Challenge: Without the images, write out all of the following entries exactly.

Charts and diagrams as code
○ ○ ○ ○ ○ ○ ○

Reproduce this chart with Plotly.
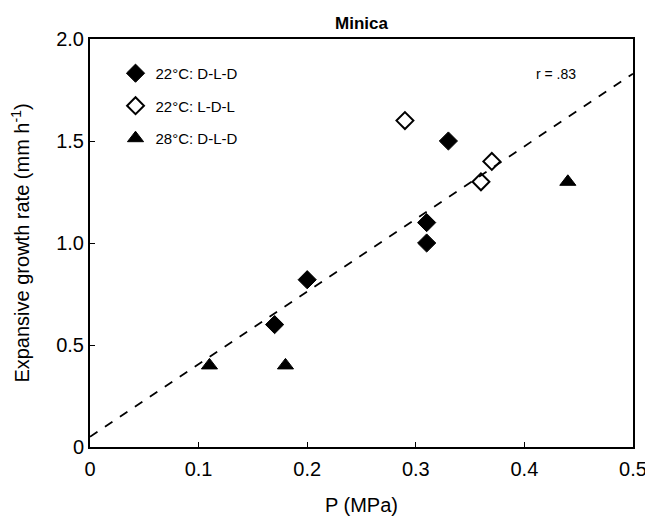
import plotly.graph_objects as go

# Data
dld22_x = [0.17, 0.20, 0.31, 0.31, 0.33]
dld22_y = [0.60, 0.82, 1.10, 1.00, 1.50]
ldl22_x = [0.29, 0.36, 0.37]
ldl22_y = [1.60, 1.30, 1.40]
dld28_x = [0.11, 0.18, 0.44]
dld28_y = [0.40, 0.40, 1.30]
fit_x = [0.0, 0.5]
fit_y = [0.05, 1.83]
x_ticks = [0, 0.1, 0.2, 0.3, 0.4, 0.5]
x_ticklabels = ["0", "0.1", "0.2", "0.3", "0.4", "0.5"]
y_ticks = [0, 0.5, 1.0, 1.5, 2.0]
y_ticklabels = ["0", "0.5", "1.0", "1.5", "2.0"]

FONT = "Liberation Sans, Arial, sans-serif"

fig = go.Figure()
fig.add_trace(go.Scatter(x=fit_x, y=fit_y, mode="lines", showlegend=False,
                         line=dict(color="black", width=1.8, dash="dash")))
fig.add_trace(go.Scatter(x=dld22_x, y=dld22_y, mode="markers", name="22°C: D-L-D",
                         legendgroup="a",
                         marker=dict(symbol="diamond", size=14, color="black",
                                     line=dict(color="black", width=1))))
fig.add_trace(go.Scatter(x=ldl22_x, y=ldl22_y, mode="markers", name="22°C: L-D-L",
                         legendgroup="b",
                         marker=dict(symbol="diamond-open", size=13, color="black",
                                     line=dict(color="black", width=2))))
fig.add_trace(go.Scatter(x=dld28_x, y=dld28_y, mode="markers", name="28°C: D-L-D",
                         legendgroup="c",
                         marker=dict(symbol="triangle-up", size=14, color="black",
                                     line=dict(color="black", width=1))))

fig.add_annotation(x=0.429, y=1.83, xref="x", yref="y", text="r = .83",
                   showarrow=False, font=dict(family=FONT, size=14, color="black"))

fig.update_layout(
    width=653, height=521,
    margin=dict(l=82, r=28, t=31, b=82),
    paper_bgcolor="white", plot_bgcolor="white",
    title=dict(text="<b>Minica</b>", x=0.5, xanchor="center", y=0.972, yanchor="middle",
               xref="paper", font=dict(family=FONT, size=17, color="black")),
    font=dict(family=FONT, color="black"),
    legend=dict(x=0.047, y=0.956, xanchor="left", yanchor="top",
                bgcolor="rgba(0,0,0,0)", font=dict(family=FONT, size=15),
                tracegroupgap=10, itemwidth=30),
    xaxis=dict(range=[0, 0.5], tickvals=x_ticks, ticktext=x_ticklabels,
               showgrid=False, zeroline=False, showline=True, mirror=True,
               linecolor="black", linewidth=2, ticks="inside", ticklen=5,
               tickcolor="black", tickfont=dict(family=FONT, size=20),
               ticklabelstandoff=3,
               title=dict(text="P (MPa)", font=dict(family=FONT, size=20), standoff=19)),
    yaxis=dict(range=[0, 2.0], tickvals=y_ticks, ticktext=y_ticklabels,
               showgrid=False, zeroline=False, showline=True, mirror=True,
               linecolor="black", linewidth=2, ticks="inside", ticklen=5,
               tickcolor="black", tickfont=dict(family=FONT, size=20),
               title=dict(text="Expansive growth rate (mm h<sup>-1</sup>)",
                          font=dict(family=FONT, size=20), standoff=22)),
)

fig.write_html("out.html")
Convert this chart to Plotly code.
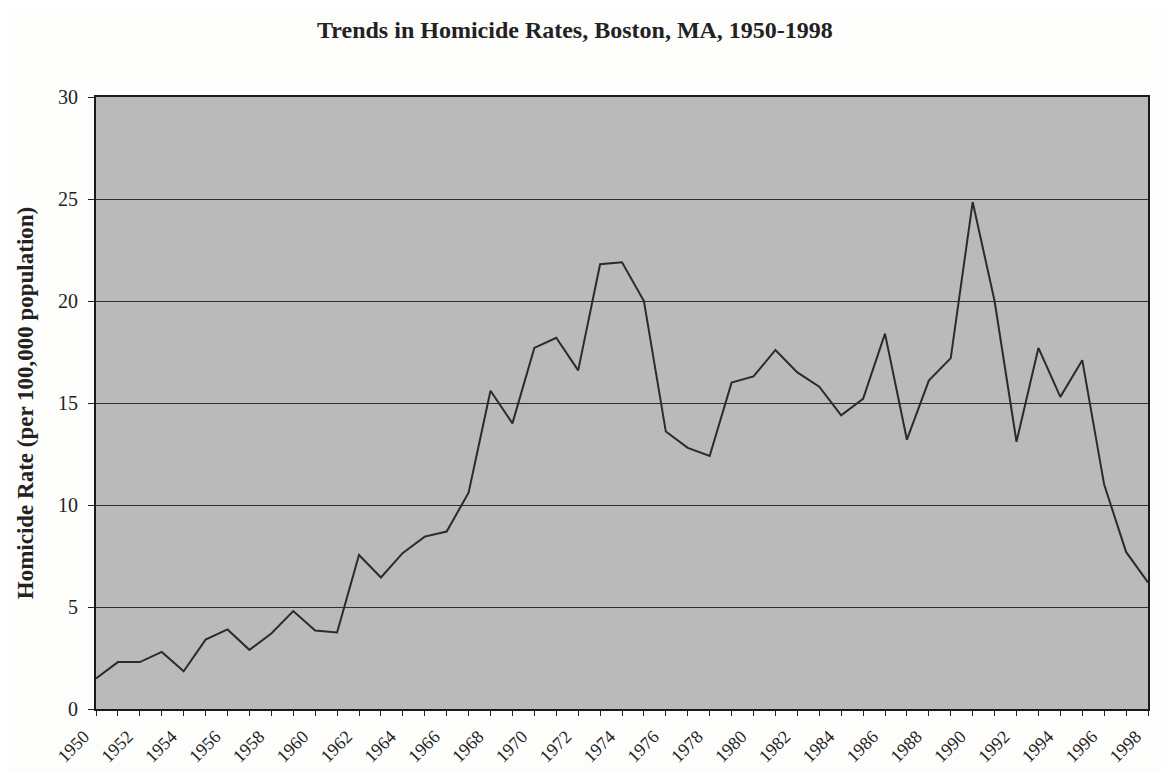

○ ○ ○ ○ ○ ○ ○

Result of this exercise:
Reproduce this chart with Plotly.
import plotly.graph_objects as go

# Data
dld22_x = [0.17, 0.20, 0.31, 0.31, 0.33]
dld22_y = [0.60, 0.82, 1.10, 1.00, 1.50]
ldl22_x = [0.29, 0.36, 0.37]
ldl22_y = [1.60, 1.30, 1.40]
dld28_x = [0.11, 0.18, 0.44]
dld28_y = [0.40, 0.40, 1.30]
fit_x = [0.0, 0.5]
fit_y = [0.05, 1.83]
x_ticks = [0, 0.1, 0.2, 0.3, 0.4, 0.5]
x_ticklabels = ["0", "0.1", "0.2", "0.3", "0.4", "0.5"]
y_ticks = [0, 0.5, 1.0, 1.5, 2.0]
y_ticklabels = ["0", "0.5", "1.0", "1.5", "2.0"]

FONT = "Liberation Sans, Arial, sans-serif"

fig = go.Figure()
fig.add_trace(go.Scatter(x=fit_x, y=fit_y, mode="lines", showlegend=False,
                         line=dict(color="black", width=1.8, dash="dash")))
fig.add_trace(go.Scatter(x=dld22_x, y=dld22_y, mode="markers", name="22°C: D-L-D",
                         legendgroup="a",
                         marker=dict(symbol="diamond", size=14, color="black",
                                     line=dict(color="black", width=1))))
fig.add_trace(go.Scatter(x=ldl22_x, y=ldl22_y, mode="markers", name="22°C: L-D-L",
                         legendgroup="b",
                         marker=dict(symbol="diamond-open", size=13, color="black",
                                     line=dict(color="black", width=2))))
fig.add_trace(go.Scatter(x=dld28_x, y=dld28_y, mode="markers", name="28°C: D-L-D",
                         legendgroup="c",
                         marker=dict(symbol="triangle-up", size=14, color="black",
                                     line=dict(color="black", width=1))))

fig.add_annotation(x=0.429, y=1.83, xref="x", yref="y", text="r = .83",
                   showarrow=False, font=dict(family=FONT, size=14, color="black"))

fig.update_layout(
    width=653, height=521,
    margin=dict(l=82, r=28, t=31, b=82),
    paper_bgcolor="white", plot_bgcolor="white",
    title=dict(text="<b>Minica</b>", x=0.5, xanchor="center", y=0.972, yanchor="middle",
               xref="paper", font=dict(family=FONT, size=17, color="black")),
    font=dict(family=FONT, color="black"),
    legend=dict(x=0.047, y=0.956, xanchor="left", yanchor="top",
                bgcolor="rgba(0,0,0,0)", font=dict(family=FONT, size=15),
                tracegroupgap=10, itemwidth=30),
    xaxis=dict(range=[0, 0.5], tickvals=x_ticks, ticktext=x_ticklabels,
               showgrid=False, zeroline=False, showline=True, mirror=True,
               linecolor="black", linewidth=2, ticks="inside", ticklen=5,
               tickcolor="black", tickfont=dict(family=FONT, size=20),
               ticklabelstandoff=3,
               title=dict(text="P (MPa)", font=dict(family=FONT, size=20), standoff=19)),
    yaxis=dict(range=[0, 2.0], tickvals=y_ticks, ticktext=y_ticklabels,
               showgrid=False, zeroline=False, showline=True, mirror=True,
               linecolor="black", linewidth=2, ticks="inside", ticklen=5,
               tickcolor="black", tickfont=dict(family=FONT, size=20),
               title=dict(text="Expansive growth rate (mm h<sup>-1</sup>)",
                          font=dict(family=FONT, size=20), standoff=22)),
)

fig.write_html("out.html")
Convert this chart to Plotly code.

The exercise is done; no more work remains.